Reputation: 69
How can I get I an absolute URL from an absolute URL and a relative URL? The relative URL comes from the href
of a link.
This what I tried:
import urllib
import urllib.request
import requests
from urllib.parse import urljoin
from bs4 import BeautifulSoup
mainurl = "http://www.bestbuy.ca"
theurl = "http://www.bestbuy.ca/en-CA/category/top-freezer- refrigerators/34734.aspx?type=product&page=1&pageSize=96"
thepage = urllib.request.urlopen(theurl)
soup = BeautifulSoup(thepage, "html.parser")
producturl = soup.find('h4',{"class":"prod-title"}).find('a')
print (producturl)
fullurl = (mainurl,producturl)
print(fullurl)
Upvotes: 0
Views: 295
Reputation: 473873
As @keiv.fly already posted, you need to get the href
attribute value of a link. Then, instead of regular string concatenation, use .urljoin()
to combine the base url with the relative URL of the link to produce an absolute URL.

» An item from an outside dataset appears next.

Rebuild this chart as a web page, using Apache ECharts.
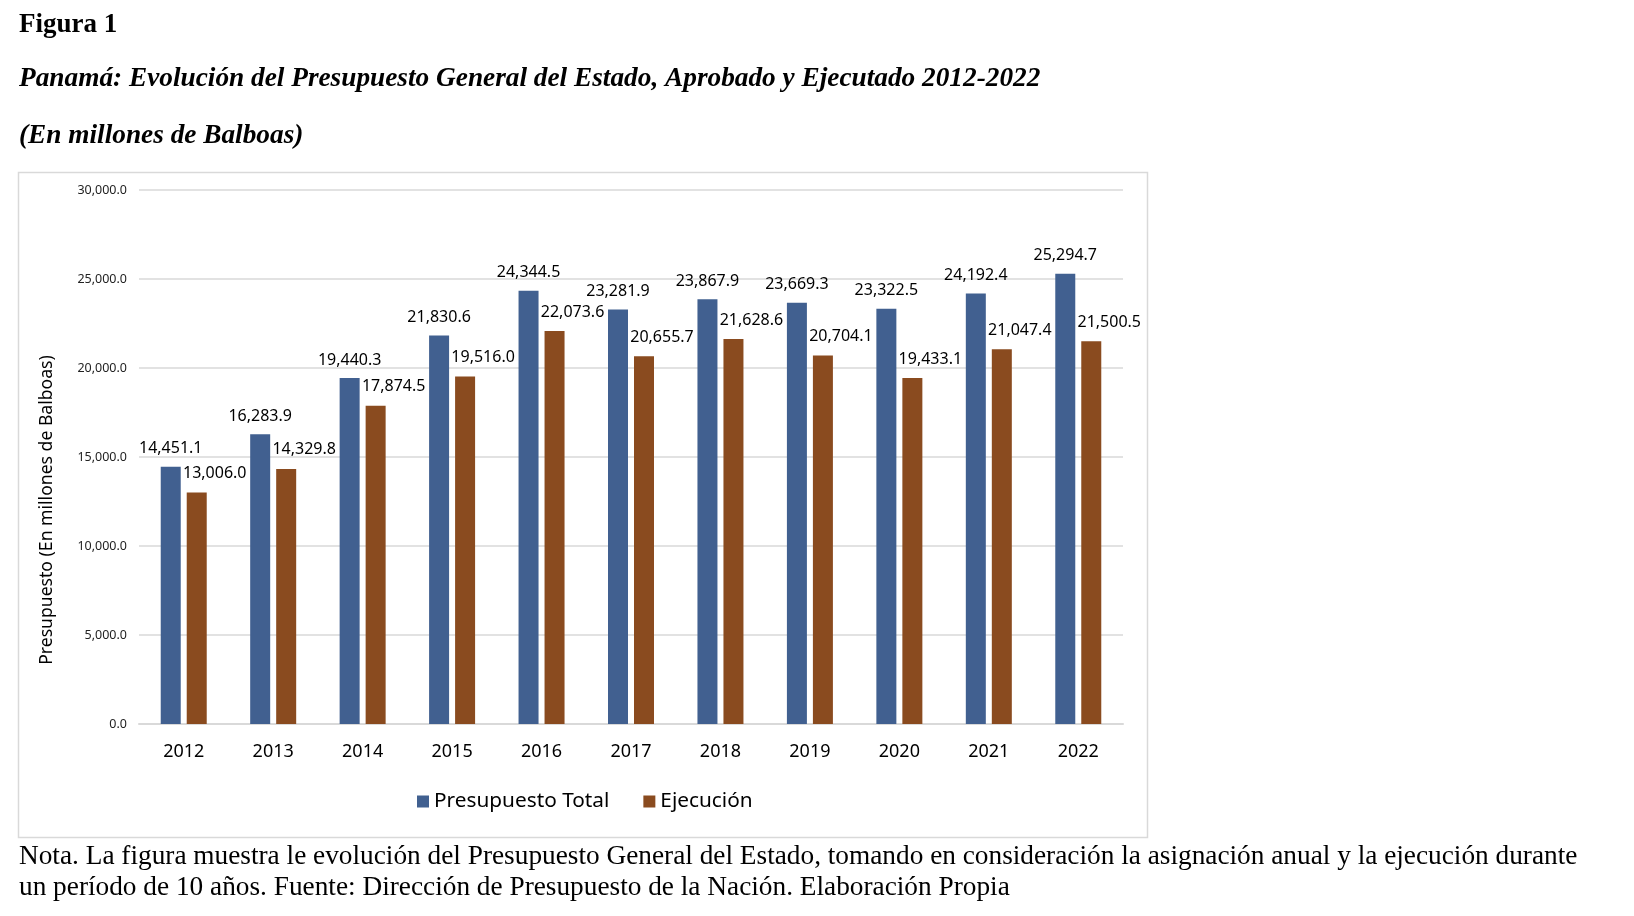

I would also improve the way you are locating the link:
from urllib.parse import urljoin
product_url = soup.select_one('h4.prod-title a')["href"]
product_url = urljoin(mainurl, product_url)
Upvotes: 1
Reputation: 4015
You should use ['href'] on beautifulsoup object to get the link as a string. Then just concatanate.
fullurl = mainurl + soup.find('h4',{"class":"prod-title"}).find('a')['href']
or
fullurl = mainurl + producturl['href']
Upvotes: 0